Zero-basing works by scrutinizing end-to end supply-chain spending to reset a company’s cost baseline, rather than drawing from past data. Companies can identify substantial untapped value by applying it to every part of the supply chain.
With costs of goods sold (COGS) contributing to 40-70% of a business’ cost base, optimizing supply-chain costs has always been a major focus for companies. By applying a zero-based mindset across the supply chain, organizations achieve the visibility needed to make deployment and cost containment decisions, identify opportunities for immediate relief and risk balancing, and reallocate resources to invest in future innovation and growth. With this approach, goals are based on market realities — not arbitrary percentage reductions on historical data. Companies build a cost-conscious, yet innovative, culture that is supported by data transparency and advanced analytics to ensure accountability and continuous renewal across departments. And by instilling organizational incentives, companies can promote information sharing and collaboration best practices across the organization.
Here are three zero-based actions companies can take to help shift cost curves, boost performance and build resilience across their supply chains.
Boost On-Demand Visibility
Now more than ever, companies need to understand what is happening in their supply chains — inside production sites, along transportation flows, and across partner ecosystems — in real-time to best respond to frequent demand changes. Ongoing shifts in consumer behavior (i.e. more at-home consumption, expectation of person and product hygiene), increased demand volatility from unpredictable events (i.e. natural disasters, social unrest) are new norms that will make visibility at deeper levels of granularity essential going forward.
To become more resilient and relevant, companies will need to create transparent visibility of supply and demand to understand risks and opportunities to act rapidly, combining financial and operational data across the organization and partner ecosystem. Companies need to be able to capture data, connect systems and build out their analytics capabilities. This will ensure they have a robust mechanism to understand their demand patterns and create visibility for scenario planning through intelligent control and monitoring capabilities.
Evolve Talent Strategy
Companies need to rethink talent across the operational value chain and focus on changing their organizational mindset on must-have versus nice-to-have capabilities. Organizations need to balance cost, capability and capacity to achieve the talent flexibility that is so vital in this environment. They can do that by taking steps to identifying what work is critical to conduct with internal resources, while exploring talent elasticity and liquid workforce pools to balance cost and safety with flexibility. Additionally, prioritizing building an ecosystem of partners, leveraging suppliers and contracting manufacturers, will provide agility and balance in cycles of disruption and recovery. And finally, but perhaps most important are the investments in technology and digital tools that companies must make to enable remote operations and amplify human and machine intervention.
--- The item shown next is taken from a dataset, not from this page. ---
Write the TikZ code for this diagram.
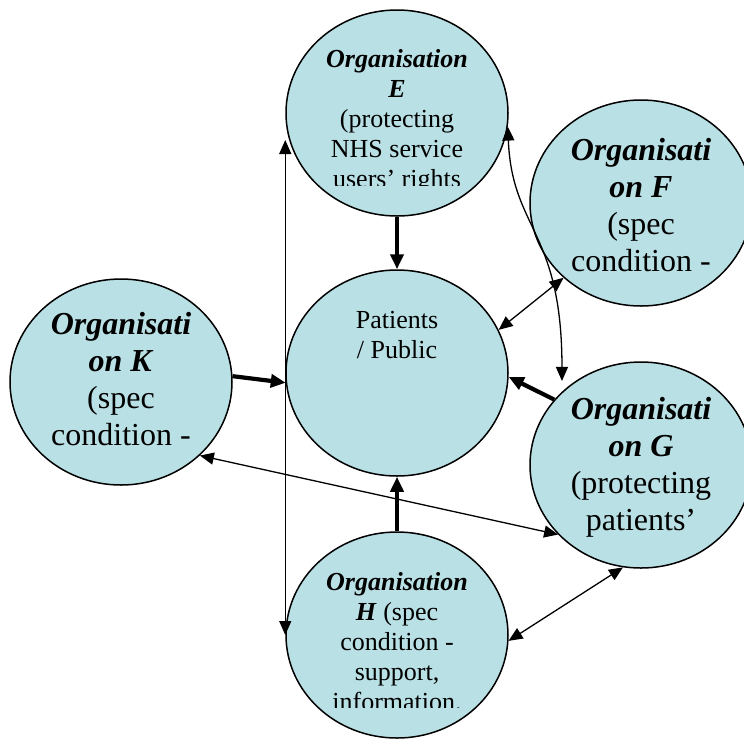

It's clear that supply chains were not prepared for a global pandemic of this nature. In fact, recent research shows that just 10% of companies were on the right path to building resilient, customer-centric supply chains prior to the COVID-19 pandemic. Many companies moved quickly to mobilize a response that mitigated the immediate risks, but what’s critical now is building resilience into the core of their long-term strategy. That means re-examining how existing assets (physical and virtual / digital) and capabilities can be used going forward to best position them for success. Simultaneously, they need to re-evaluate how upcoming investments may contribute to accelerating recovery (e.g. by aligning with demand pools), while building resiliency.
Companies have an incredible opportunity to look back at the last few months to understand which elements of supply-chain operations met acute change in demand or were able to be repurposed for alternative use and learn from what worked. This will build capabilities to bridge gaps for future resiliency and may include tactics such as investing in operational analytics, manufacturing digitization, and data-driven scenario analysis. Ensuring resiliency now for success in the future means companies need to prepare supply chains and production networks to balance reliability with responsiveness.
Changing consumer behavior and expectations along with an uncertain economic environment and the potential for more unprecedented events underscore the need for agile and flexible ecosystems and analytics-driven supply chains. A zero-based supply chain can be the answer to help outmaneuver uncertainty by unlocking value required to accelerate this journey rapidly. By radically shifting costs curves and boosting performance across the supply chain, businesses can fuel sustained growth in the “never normal” world.
Kris Timmermans is a senior managing director and global supply-chain and operations lead, and Patricia Riedl is a managing director and global zero-based supply-chain lead, at Accenture.